Noi, chi siamo? Me lo chiedo cercando di fare un bilancio, sempre provvisorio, sempre incerto, dopo aver riportato il baricentro in Sardegna ed essermi confrontato con un campione non scientifico, lo so, che tuttavia non lascia molta speranza a variazioni rilevanti.

Si può vivere senza libri, giornali, TV e social: molti lo fanno, magari dando solo un'occhiata al film serale prima di andare a letto; viceversa, ci si può interessare alla realtà locale, si possono spulciare i quotidiani, approfondire i dibattiti in televisione, lavorare attivamente e partecipare nella discussione e nelle battaglie civili, sforzandosi di capire meglio. Nel secondo caso, il risultato è di tale stato confusionale che vien voglia di estraniarsi chiudendo i boccaporti, oppure di fuggire, ripercorrendo i passi che i nostri giovani in cerca di futuro ormai compiono lontano dall'isola.
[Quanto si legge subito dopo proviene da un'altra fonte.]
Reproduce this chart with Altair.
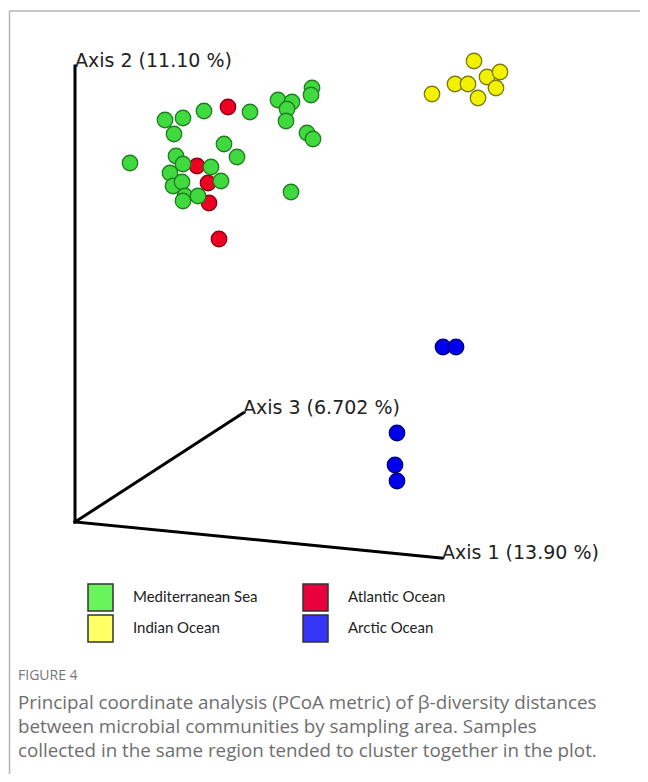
import altair as alt
import pandas as pd

# ---- data (positions) ----
groups = ["Mediterranean Sea", "Atlantic Ocean", "Indian Ocean", "Arctic Ocean"]

med_x = [312, 311, 278, 292, 287, 286, 250, 204, 183, 165, 174, 307, 313, 224, 237,
         130, 176, 183, 211, 170, 173, 182, 221, 185, 183, 198, 291]
med_y = [88, 95, 100, 102, 109, 121, 112, 111, 118, 120, 134, 133, 139, 144, 157,
         163, 156, 164, 167, 173, 186, 182, 181, 196, 201, 196, 192]
atl_x = [228, 197, 208, 209, 219]
atl_y = [107, 166, 183, 203, 239]
ind_x = [474, 432, 455, 468, 478, 487, 500, 496]
ind_y = [61, 94, 84, 84, 98, 77, 72, 88]
arc_x = [443, 456, 397, 395, 397]
arc_y = [347, 347, 433, 465, 481]

axis_names = ["Axis 1 (13.90 %)", "Axis 2 (11.10 %)", "Axis 3 (6.702 %)"]
axis_end_x = [442, 75, 243]
axis_end_y = [558, 66, 413]
origin_x = 75
origin_y = 522

caption_title = "FIGURE 4"
caption_lines = [
    "Principal coordinate analysis (PCoA metric) of \u03b2-diversity distances",
    "between microbial communities by sampling area. Samples",
    "collected in the same region tended to cluster together in the plot.",
]

# ---- styles ----
point_fill = ["#40D940", "#EE0022", "#F2F200", "#0000EE"]
point_stroke = ["#1F7F1F", "#8A0014", "#7A7A10", "#00007A"]
legend_fill = ["#68F45A", "#E8003C", "#FFFF66", "#3535F5"]

W, H = 632, 766
xs = alt.Scale(domain=[8, 8 + W], nice=False, zero=False)
ys = alt.Scale(domain=[8, 8 + H], reverse=True, nice=False, zero=False)


def px(v):
    return v - 8


rows = []
for g, xx, yy in [("Atlantic Ocean", atl_x, atl_y), ("Mediterranean Sea", med_x, med_y),
                  ("Indian Ocean", ind_x, ind_y), ("Arctic Ocean", arc_x, arc_y)]:
    for a, b in zip(xx, yy):
        rows.append({"group": g, "x": a, "y": b})
pts = pd.DataFrame(rows)

axes_df = pd.DataFrame({"name": axis_names, "x": [origin_x] * 3, "y": [origin_y] * 3,
                        "x2": axis_end_x, "y2": axis_end_y})

border = alt.Chart(pd.DataFrame({"k": ["top", "left"],
                                 "a": [1.5, 1.5], "b": [W, 1.5],
                                 "c": [3, 3], "d": [3, H]})).mark_rule(
    color="#b4b4b4", strokeWidth=1.5).encode(
    x=alt.X("a:Q", scale=None), x2="b:Q", y=alt.Y("c:Q", scale=None), y2="d:Q")

axes_lines = alt.Chart(axes_df).mark_rule(color="#000000", strokeWidth=3, strokeCap="square").encode(
    x=alt.X("x:Q", scale=xs, axis=None), y=alt.Y("y:Q", scale=ys, axis=None),
    x2="x2:Q", y2="y2:Q")

axes_text = alt.Chart(axes_df).mark_text(
    align="left", baseline="alphabetic", font="DejaVu Sans", fontSize=19,
    color="#222222", dy=1).encode(
    x=alt.X("x2:Q", scale=xs, axis=None), y=alt.Y("y2:Q", scale=ys, axis=None),
    text="name:N")

points = alt.Chart(pts).mark_circle(size=240, opacity=1, strokeWidth=1.3).encode(
    x=alt.X("x:Q", scale=xs, axis=None), y=alt.Y("y:Q", scale=ys, axis=None),
    fill=alt.Fill("group:N", scale=alt.Scale(domain=groups, range=point_fill), legend=None),
    stroke=alt.Stroke("group:N", scale=alt.Scale(domain=groups, range=point_stroke), legend=None))

# manual legend (2 x 2)
leg_layers = []
for i, g in enumerate(groups):
    col, row = i % 2, i // 2
    bx = 88 + col * 215
    by = 584 + row * 31
    one = pd.DataFrame({"label": [g]})
    leg_layers.append(alt.Chart(one).mark_rect(stroke="#333333", strokeWidth=1.5,
                                               fill=legend_fill[i]).encode(
        x=alt.value(px(bx)), x2=alt.value(px(bx + 25)),
        y=alt.value(px(by)), y2=alt.value(px(by + 27))))
    leg_layers.append(alt.Chart(one).mark_text(align="left", baseline="middle", font="Lato",
                                               fontSize=15, color="#222222").encode(
        x=alt.value(px(bx + 45)), y=alt.value(px(by + 13)), text="label:N"))

cap_x = 18
cap_layers = [alt.Chart(pd.DataFrame({"t": [caption_title]})).mark_text(
    align="left", baseline="alphabetic", font="Open Sans", fontSize=14, color="#777777").encode(
    x=alt.value(px(cap_x)), y=alt.value(px(680)), text="t:N")]
for j, line in enumerate(caption_lines):
    cap_layers.append(alt.Chart(pd.DataFrame({"t": [line]})).mark_text(
        align="left", baseline="alphabetic", font="Open Sans", fontSize=18.8, color="#6e6e6e").encode(
        x=alt.value(px(cap_x)), y=alt.value(px(709 + 24 * j)), text="t:N"))

chart = alt.layer(border, axes_lines, axes_text, points, *leg_layers, *cap_layers).properties(
    width=W, height=H, padding=0, autosize=alt.AutoSizeParams(type="none"),
    background="white").configure_view(stroke=None)

chart.save("out.html", embed_options={"renderer": "svg", "actions": False})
Manca completamente un'idea di Sardegna, frammentata sulle rocce delle ideologie, di una stantia emulazione dell'Italia e del tornaconto personale, e dunque quasi impossibile da ricostruire, da forgiare a sistema-motore dello sviluppo. Il risultato è impietoso, quanto devastanti sono le resistenze occulte, che mettono ceppi ai progetti fingendo costruttività.

Veniamo ai numeri: negli ultimi 20 anni la ricchezza dell'Italia è cresciuta mediamente dello 0,2 per cento ogni anno, un nulla. Lo rileva l'Associazione Artigiani e Piccole Imprese, la Cgia, secondo cui «il dato è molto preoccupante e riconducibile, in particolar modo, agli effetti della crisi iniziata nel 2008».

Il settentrione è però cresciuto del 7,5% (attenzione: l'UE ha raggiunto in vent'anni il 30% di crescita), mentre il Mezzogiorno è sprofondato di 6 punti percentuali. La Sardegna, che solo negli ultimi cinque anni ha perso quattro punti di Pil, è nel profondo baratro, 214ima nella classifica delle regioni europee.

La Cgia parla di una generale bassa produttività, di deficit infrastrutturale e tasse elevate, di burocrazia ottusa ed eccessiva. Come soluzione prioritaria indica l'adozione della "Golden Rule": gli investimenti pubblici andrebbero ragionevolmente scorporati dal computo del deficit ai fini del rispetto del patto di stabilità dell'UE. Questo per riconquistare quei 19,2 punti d'investimenti mancanti rispetto al 2007, un'enormità nonostante il bazooka di Draghi continui a scambiare con le banche miliardi di euro in cambio di titoli. Una situazione molto precaria (dal 2000 la disoccupazione è passata dal 6 al 10 per cento, ricordiamo), drammatica al Sud e disperata in Sardegna, e dalla quale si esce solo cambiando il modo di concretizzare una politica non ostaggio delle ideologie ma rivolta al bene pubblico, sposando una visione precisa e una strategia affilata e senza sconti.

Che cosa dobbiamo fare nella nostra terra? È qui che i nodi vengono al pettine e fioriscono le più disparate teorie, compresa quella di rilanciare l'industria, nonostante il peso, in forte aumento, delle diseconomie insulari. Ma al di là del singolo portato, è la mancanza di una priorità, di una direzione, che sconvolge. Dove vogliamo andare?

L'immagine che appare dall'alto è di una grande città, non ancora metropolitana, verso cui converge una quotidiana processione di questuanti, in ordine sparso essendo gli investimenti non focalizzati ma a pioggia. Perché l'inefficacia della programmazione pubblica è andata accelerando con la crisi: la sua fondamentale funzione non è stata supportata da una visione chiara e definita, non da una lettura del mercato, neanche da un intervento superiore, europeo, d'incentivazione dell'istruzione, per esempio, che è una delle più potenti leve di sviluppo.

Vogliamo insistere in quest'andazzo sino a risentire il grido "Affora sos sardos!" e chiudere i portoni alle sei di sera, rimandando i biddai nei paesi poveri e spopolati? Il circolo mortale che contempla una formazione deficitaria, investimenti ridotti e non finalizzati, e l'accentuazione delle mancanze strutturali e di collegamento, può essere spezzato solo sostituendo il paradigma assistenzialista con una strategia di poche gambe solide, ben sarde, e un piano di azioni cogentemente consequenziali.

Con le ricchezze uniche che la Sardegna offre, la visione che i suoi pochi abitanti dovrebbero seguire appare facile, quasi banale: Sole, Salute e Storia sarebbero macro categorie sufficienti. Purtroppo gli "ausiliari della sosta" sono ancora una casta potente, dannosamente miope.